O presidente de Portugal diz que é preciso pagar e tem razão. A ministra Anielle Franco diz que é preciso criar medidas específicas para que isso aconteça e que elas ainda não estão criadas e tem razão. A imortal Lilia Schwarcz diz que o Brasil não pode exigir de Portugal sem olhar para o que ele próprio fez depois de independente e tem razão.

Mas, mesmo cobertos de razão, nenhum deles dá a resposta correta. Porque a reparação não ficou no passado nem se resolve apenas com dinheiro, ela está no futuro e se resolve com diálogo.

Na complexidade das relações globais, o tema da reparação histórica surge com uma carga emocional e moral intensa. É verdade que o passado colonial deixou feridas profundas nos tecidos sociais de muitas nações, mas também é verdade que a reparação material, por si só, parece uma tentativa insuficiente e talvez impraticável de curar essas cicatrizes. A dimensão dos crimes cometidos é tal que nenhum montante financeiro poderia efetivamente compensar as perdas culturais, humanas e sociais sofridas.

Neste contexto, a ideia que sempre defendo de “contracolonização”, um termo que evoca a migração reversa de brasileiros e africanos para a Europa, traz consigo uma proposta revolucionária. Portugal, com seu legado único de interações multiculturais, posiciona-se como um laboratório ideal para este experimento social. Aqui, o futuro pode ser (em alguns casos já está sendo) desenhado não com a tinta das compensações financeiras, mas com as cores vibrantes de uma sociedade verdadeiramente multicultural.

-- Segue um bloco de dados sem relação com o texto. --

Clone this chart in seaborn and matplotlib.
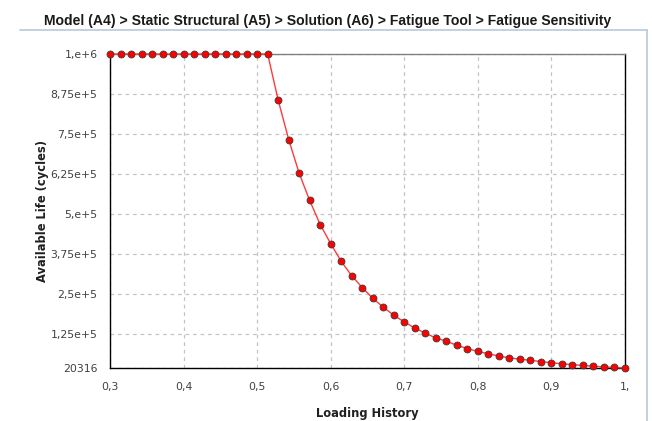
import numpy as np
import pandas as pd
import seaborn as sns
import matplotlib.pyplot as plt
from matplotlib.lines import Line2D

# loading history values (x) and available life in cycles (y)
loading_history = [
    0.3000, 0.3143, 0.3286, 0.3429, 0.3571, 0.3714, 0.3857, 0.4000, 0.4143, 0.4286,
    0.4429, 0.4571, 0.4714, 0.4857, 0.5000, 0.5143, 0.5286, 0.5429, 0.5571, 0.5714,
    0.5857, 0.6000, 0.6143, 0.6286, 0.6429, 0.6571, 0.6714, 0.6857, 0.7000, 0.7143,
    0.7286, 0.7429, 0.7571, 0.7714, 0.7857, 0.8000, 0.8143, 0.8286, 0.8429, 0.8571,
    0.8714, 0.8857, 0.9000, 0.9143, 0.9286, 0.9429, 0.9571, 0.9714, 0.9857, 1.0000,
]
available_life = [
    1e6, 1e6, 1e6, 1e6, 1e6, 1e6, 1e6, 1e6, 1e6, 1e6,
    1e6, 1e6, 1e6, 1e6, 1e6, 1e6, 856000, 733000, 628000, 543000,
    468000, 408000, 353000, 308000, 271000, 238000, 210000, 185000, 164000, 145000,
    129000, 114000, 104000, 91000, 81000, 72000, 64500, 57500, 52000, 47800,
    44200, 40500, 36800, 33500, 31000, 28200, 25800, 23800, 22000, 20316,
]

y_ticks = [20316, 125000, 250000, 375000, 500000, 625000, 750000, 875000, 1000000]
y_labels = ["20316", "1,25e+5", "2,5e+5", "3,75e+5", "5,e+5", "6,25e+5", "7,5e+5", "8,75e+5", "1,e+6"]
x_ticks = [0.3, 0.4, 0.5, 0.6, 0.7, 0.8, 0.9, 1.0]
x_labels = ["0,3", "0,4", "0,5", "0,6", "0,7", "0,8", "0,9", "1,"]

title = "Model (A4) > Static Structural (A5) > Solution (A6) > Fatigue Tool > Fatigue Sensitivity"

df = pd.DataFrame({"Loading History": loading_history, "Available Life (cycles)": available_life})

sns.set_style("white")
plt.rcParams['font.family'] = ['DejaVu Sans']

fig = plt.figure(figsize=(6.52, 4.21), dpi=100)
ax = fig.add_axes([110 / 652, 1 - 368 / 421, 515 / 652, 314 / 421])

sns.lineplot(data=df, x="Loading History", y="Available Life (cycles)", ax=ax,
             color="#ff3a3a", linewidth=1.0, marker="o", markersize=5.0,
             markerfacecolor="#ff0000", markeredgecolor="#3a3a3a", markeredgewidth=0.6,
             clip_on=False, zorder=3)

ax.set_xlim(0.3, 1.0)
ax.set_ylim(20316, 1000000)
ax.set_xticks(x_ticks)
ax.set_xticklabels(x_labels)
ax.set_yticks(y_ticks)
ax.set_yticklabels(y_labels)

ax.grid(True, color="#c4c4c4", linestyle=(0, (3, 3)), linewidth=0.9)
ax.tick_params(axis="both", which="both", colors="#b0b0b0", labelcolor="#404040",
               labelsize=7.8, direction="out")
ax.tick_params(axis="y", length=7, width=1.2, pad=2)
ax.tick_params(axis="x", length=5, width=1.2, pad=5)

for side in ["left", "bottom", "right"]:
    ax.spines[side].set_color("#000000")
    ax.spines[side].set_linewidth(1.0)
ax.spines["top"].set_color("#808080")
ax.spines["top"].set_linewidth(1.0)

ax.set_xlabel("Loading History", fontsize=8.3, fontweight="bold", color="#202020", labelpad=11)
ax.set_ylabel("Available Life (cycles)", fontsize=8.3, fontweight="bold", color="#202020", labelpad=1)

fig.text(0.503, 1 - 21 / 421, title, ha="center", va="center", fontsize=10.05,
         fontweight="bold", family="Liberation Sans", color="#1a1a1a")

# light panel frame (top and right)
fig.add_artist(Line2D([20 / 652, 647 / 652], [1 - 30 / 421, 1 - 30 / 421],
                      transform=fig.transFigure, color="#b8c8dc", linewidth=1.2))
fig.add_artist(Line2D([647 / 652, 647 / 652], [1 - 30 / 421, 0.0],
                      transform=fig.transFigure, color="#b8c8dc", linewidth=1.2))

fig.savefig("out.png", dpi=100)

Este movimento não se trata apenas de acolher imigrantes em terras europeias; trata-se de redefinir o próprio conceito de reparação. A verdadeira reparação emerge quando criamos oportunidades para que todos, independentemente da sua origem geográfica, possam prosperar. É uma mudança paradigmática que reconhece que a compensação não pode ser apenas monetária. Ela deve ser, acima de tudo, social e cultural.

Além disso, é essencial reconhecer que a dinâmica do colonialismo não foi unilateral. Tanto no Brasil quanto em muitos países africanos existiram colaborações e participações nos sistemas que hoje condenamos. Esta análise crítica de nossa própria história é crucial. Não podemos nos contentar em apontar dedos exclusivamente para Portugal ou qualquer outra nação colonizadora sem antes refletir sobre como nossas sociedades também se moldaram e se beneficiaram dessas estruturas.

Ao olharmos para a frente, o desafio está em transformar as circunstâncias atuais para construir um futuro no qual as relações interculturais sejam pautadas pelo respeito mútuo e pela igualdade de oportunidades. Este é o caminho para formar “melhores homens”, como diria Ortega y Gasset, referindo-se ao potencial humano de superação e adaptação às circunstâncias.

Portugal, com sua histórica capacidade de integração e sua posição estratégica entre continentes, tem uma oportunidade única de liderar este movimento. Mais do que qualquer pagamento, a contribuição de Portugal para o mundo poderia ser este novo modelo de convivência global, uma verdadeira reparação para as gerações futuras que olharão para trás não para calcular o valor das compensações, mas para admirar a coragem de reimaginar e reconstruir as relações humanas. Este é o legado que podemos e devemos aspirar a deixar.